== GIVEN RECORDS ==
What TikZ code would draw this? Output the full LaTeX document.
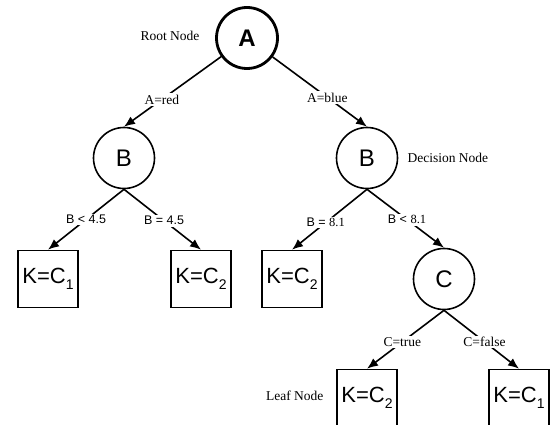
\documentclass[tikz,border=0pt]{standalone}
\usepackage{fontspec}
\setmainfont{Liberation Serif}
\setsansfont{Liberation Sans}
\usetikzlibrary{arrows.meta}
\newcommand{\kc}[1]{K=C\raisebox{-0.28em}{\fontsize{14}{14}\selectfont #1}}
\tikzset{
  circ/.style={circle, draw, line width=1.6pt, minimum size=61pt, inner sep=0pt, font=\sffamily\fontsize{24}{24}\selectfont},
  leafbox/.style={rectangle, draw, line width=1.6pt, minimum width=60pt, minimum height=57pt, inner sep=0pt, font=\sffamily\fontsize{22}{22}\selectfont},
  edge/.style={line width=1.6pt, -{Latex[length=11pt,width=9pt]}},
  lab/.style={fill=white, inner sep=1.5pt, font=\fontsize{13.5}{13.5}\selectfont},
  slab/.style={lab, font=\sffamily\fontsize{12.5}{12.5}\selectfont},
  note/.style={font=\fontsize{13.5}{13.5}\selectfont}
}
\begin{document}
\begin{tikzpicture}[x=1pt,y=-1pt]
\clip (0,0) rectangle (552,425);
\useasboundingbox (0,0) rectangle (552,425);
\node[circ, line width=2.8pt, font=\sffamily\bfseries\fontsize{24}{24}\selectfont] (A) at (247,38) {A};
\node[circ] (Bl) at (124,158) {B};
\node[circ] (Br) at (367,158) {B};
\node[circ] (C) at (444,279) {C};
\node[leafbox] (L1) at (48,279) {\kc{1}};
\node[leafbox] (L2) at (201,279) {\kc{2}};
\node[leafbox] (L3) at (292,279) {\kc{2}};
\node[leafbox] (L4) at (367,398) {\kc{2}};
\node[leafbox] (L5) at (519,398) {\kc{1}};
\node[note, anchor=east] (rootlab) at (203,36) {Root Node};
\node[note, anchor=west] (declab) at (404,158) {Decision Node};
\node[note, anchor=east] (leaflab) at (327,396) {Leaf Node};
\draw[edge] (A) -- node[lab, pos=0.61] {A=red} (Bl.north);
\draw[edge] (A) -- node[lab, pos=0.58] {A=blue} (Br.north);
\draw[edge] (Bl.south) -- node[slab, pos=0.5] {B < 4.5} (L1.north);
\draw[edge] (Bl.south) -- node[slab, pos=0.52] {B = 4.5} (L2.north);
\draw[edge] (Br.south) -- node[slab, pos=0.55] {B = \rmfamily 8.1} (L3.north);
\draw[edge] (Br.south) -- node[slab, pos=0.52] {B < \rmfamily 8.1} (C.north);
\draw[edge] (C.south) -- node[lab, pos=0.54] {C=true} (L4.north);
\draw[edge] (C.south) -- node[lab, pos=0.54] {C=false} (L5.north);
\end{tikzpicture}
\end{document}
===
== GIVEN RECORDS ==
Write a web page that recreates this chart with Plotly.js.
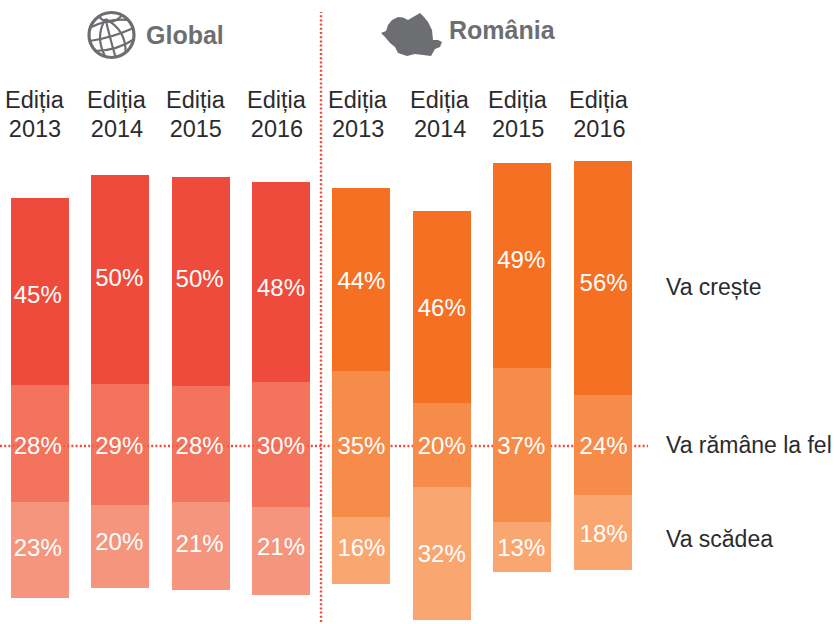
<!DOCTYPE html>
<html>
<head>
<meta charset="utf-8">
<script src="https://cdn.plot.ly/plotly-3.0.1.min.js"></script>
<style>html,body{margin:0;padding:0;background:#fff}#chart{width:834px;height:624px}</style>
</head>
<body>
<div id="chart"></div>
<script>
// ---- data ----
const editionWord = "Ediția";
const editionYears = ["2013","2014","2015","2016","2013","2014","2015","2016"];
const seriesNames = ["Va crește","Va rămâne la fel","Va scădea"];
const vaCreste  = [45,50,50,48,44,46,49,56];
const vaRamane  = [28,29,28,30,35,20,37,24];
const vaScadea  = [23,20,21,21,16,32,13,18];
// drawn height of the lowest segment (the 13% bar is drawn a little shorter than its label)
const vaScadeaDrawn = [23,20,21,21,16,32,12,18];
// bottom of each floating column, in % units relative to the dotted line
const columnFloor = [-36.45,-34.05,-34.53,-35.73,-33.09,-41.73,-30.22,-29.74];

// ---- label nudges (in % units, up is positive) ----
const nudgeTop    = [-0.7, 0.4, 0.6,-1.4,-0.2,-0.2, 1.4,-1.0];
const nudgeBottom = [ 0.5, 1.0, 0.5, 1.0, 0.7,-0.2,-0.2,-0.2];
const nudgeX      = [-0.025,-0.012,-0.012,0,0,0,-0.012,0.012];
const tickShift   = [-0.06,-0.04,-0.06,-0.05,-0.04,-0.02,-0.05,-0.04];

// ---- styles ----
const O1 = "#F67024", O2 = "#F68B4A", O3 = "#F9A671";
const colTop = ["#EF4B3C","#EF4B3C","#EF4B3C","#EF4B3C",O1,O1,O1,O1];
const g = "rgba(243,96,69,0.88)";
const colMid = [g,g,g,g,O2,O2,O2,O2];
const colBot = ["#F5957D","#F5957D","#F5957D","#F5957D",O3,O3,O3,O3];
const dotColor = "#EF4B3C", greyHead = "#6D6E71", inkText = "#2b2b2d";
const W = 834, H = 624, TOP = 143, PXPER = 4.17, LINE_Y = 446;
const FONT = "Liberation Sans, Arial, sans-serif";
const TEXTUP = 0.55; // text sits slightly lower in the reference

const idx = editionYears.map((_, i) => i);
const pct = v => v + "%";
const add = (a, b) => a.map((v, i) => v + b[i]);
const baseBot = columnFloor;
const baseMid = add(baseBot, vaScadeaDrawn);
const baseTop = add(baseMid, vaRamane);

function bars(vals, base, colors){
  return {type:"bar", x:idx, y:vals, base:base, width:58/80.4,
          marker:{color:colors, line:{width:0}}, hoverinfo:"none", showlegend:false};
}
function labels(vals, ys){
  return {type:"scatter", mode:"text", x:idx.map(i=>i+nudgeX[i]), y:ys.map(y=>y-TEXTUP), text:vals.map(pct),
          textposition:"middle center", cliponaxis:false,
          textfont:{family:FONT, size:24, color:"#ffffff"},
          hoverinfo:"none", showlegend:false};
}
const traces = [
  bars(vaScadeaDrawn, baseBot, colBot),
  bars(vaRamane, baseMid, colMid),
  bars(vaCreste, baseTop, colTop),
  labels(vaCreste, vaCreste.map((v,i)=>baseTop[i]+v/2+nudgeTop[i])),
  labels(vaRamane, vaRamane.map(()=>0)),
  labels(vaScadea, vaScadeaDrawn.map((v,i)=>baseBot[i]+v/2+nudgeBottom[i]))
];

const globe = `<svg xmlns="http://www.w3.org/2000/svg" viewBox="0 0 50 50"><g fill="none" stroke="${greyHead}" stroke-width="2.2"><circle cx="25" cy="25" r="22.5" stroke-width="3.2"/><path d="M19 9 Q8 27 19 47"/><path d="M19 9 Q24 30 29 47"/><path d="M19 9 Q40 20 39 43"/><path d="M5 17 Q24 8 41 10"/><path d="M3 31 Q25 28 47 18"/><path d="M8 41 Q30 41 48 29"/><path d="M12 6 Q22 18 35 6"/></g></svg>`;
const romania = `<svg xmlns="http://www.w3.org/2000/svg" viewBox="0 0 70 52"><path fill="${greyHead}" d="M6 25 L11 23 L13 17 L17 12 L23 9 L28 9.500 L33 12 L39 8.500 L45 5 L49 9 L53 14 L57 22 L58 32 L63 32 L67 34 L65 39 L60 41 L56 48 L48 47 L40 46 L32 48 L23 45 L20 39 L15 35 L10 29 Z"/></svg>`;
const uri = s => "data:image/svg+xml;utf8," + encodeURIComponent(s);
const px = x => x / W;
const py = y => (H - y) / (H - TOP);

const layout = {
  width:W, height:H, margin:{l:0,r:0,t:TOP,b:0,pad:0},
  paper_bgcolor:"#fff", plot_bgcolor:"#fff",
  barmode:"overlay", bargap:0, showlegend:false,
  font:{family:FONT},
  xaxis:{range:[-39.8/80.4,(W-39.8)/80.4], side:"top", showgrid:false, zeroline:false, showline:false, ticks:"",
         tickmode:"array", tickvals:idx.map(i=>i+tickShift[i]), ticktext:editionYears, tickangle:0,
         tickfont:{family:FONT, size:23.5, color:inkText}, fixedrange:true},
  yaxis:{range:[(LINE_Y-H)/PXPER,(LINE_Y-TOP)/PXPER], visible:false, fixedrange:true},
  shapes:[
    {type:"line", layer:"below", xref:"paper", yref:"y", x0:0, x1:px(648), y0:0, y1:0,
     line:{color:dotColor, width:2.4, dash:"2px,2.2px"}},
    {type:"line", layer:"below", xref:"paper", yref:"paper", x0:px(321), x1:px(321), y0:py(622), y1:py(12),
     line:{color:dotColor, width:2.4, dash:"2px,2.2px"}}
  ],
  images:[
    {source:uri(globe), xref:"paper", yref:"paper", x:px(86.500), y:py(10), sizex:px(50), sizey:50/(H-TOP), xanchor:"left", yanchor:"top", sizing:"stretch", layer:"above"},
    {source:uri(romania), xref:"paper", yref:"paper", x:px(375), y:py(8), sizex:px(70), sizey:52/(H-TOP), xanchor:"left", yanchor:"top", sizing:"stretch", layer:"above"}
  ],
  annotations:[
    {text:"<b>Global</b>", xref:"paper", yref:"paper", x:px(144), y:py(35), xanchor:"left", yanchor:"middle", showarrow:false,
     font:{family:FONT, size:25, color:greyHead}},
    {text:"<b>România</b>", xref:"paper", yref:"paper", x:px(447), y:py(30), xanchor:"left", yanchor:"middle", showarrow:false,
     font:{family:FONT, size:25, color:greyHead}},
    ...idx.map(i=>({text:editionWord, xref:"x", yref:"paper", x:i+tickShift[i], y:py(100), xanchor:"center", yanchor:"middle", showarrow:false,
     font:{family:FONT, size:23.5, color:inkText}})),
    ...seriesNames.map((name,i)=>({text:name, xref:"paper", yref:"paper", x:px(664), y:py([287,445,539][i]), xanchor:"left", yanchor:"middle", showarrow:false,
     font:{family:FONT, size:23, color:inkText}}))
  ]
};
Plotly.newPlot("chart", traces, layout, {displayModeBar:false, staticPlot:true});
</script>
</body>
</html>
===
== GIVEN RECORDS ==
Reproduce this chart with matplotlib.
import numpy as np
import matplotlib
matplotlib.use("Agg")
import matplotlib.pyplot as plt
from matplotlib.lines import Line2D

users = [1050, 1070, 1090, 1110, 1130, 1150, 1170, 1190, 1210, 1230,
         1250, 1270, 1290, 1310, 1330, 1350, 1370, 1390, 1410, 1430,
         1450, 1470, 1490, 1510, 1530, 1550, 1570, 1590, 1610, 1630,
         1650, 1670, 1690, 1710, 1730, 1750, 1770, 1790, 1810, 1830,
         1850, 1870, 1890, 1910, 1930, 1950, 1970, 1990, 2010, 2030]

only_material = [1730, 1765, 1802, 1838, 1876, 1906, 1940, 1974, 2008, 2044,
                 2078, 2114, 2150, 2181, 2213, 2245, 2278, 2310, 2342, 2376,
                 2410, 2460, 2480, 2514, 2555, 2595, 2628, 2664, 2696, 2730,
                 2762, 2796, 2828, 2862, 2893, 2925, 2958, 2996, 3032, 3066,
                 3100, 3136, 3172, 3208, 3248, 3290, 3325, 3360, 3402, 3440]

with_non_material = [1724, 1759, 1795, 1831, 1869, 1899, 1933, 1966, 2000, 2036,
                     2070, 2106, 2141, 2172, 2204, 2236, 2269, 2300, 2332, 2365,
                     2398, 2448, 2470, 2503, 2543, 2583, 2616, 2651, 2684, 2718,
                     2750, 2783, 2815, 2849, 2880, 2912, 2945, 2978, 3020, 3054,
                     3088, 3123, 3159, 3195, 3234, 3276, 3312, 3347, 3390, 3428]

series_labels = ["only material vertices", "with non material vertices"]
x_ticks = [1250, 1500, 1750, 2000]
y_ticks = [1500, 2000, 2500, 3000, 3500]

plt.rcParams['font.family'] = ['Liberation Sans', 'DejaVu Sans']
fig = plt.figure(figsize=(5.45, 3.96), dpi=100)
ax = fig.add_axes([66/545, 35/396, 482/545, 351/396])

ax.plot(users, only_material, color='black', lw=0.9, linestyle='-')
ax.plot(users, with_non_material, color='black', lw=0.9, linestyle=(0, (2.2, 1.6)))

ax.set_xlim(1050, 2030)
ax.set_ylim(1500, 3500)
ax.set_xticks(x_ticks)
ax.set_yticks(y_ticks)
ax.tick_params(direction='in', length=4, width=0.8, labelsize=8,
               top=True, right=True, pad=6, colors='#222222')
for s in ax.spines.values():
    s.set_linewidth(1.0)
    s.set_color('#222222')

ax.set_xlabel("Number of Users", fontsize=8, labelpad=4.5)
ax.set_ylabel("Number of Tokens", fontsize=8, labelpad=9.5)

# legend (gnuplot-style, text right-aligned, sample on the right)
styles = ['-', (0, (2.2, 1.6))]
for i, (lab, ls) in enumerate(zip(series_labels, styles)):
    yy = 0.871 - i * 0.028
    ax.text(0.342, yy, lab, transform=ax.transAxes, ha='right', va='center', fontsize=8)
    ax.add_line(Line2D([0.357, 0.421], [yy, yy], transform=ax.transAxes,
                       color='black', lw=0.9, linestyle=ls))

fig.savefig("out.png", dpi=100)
===
PROBLEM STATEMENT → Among the lines of the material, find those that hold the word "this" and copy them.

PROBLEM SOLUTION →
What TikZ code would draw this? Output the full LaTeX document.
Write a web page that recreates this chart with Plotly.js.
Reproduce this chart with matplotlib.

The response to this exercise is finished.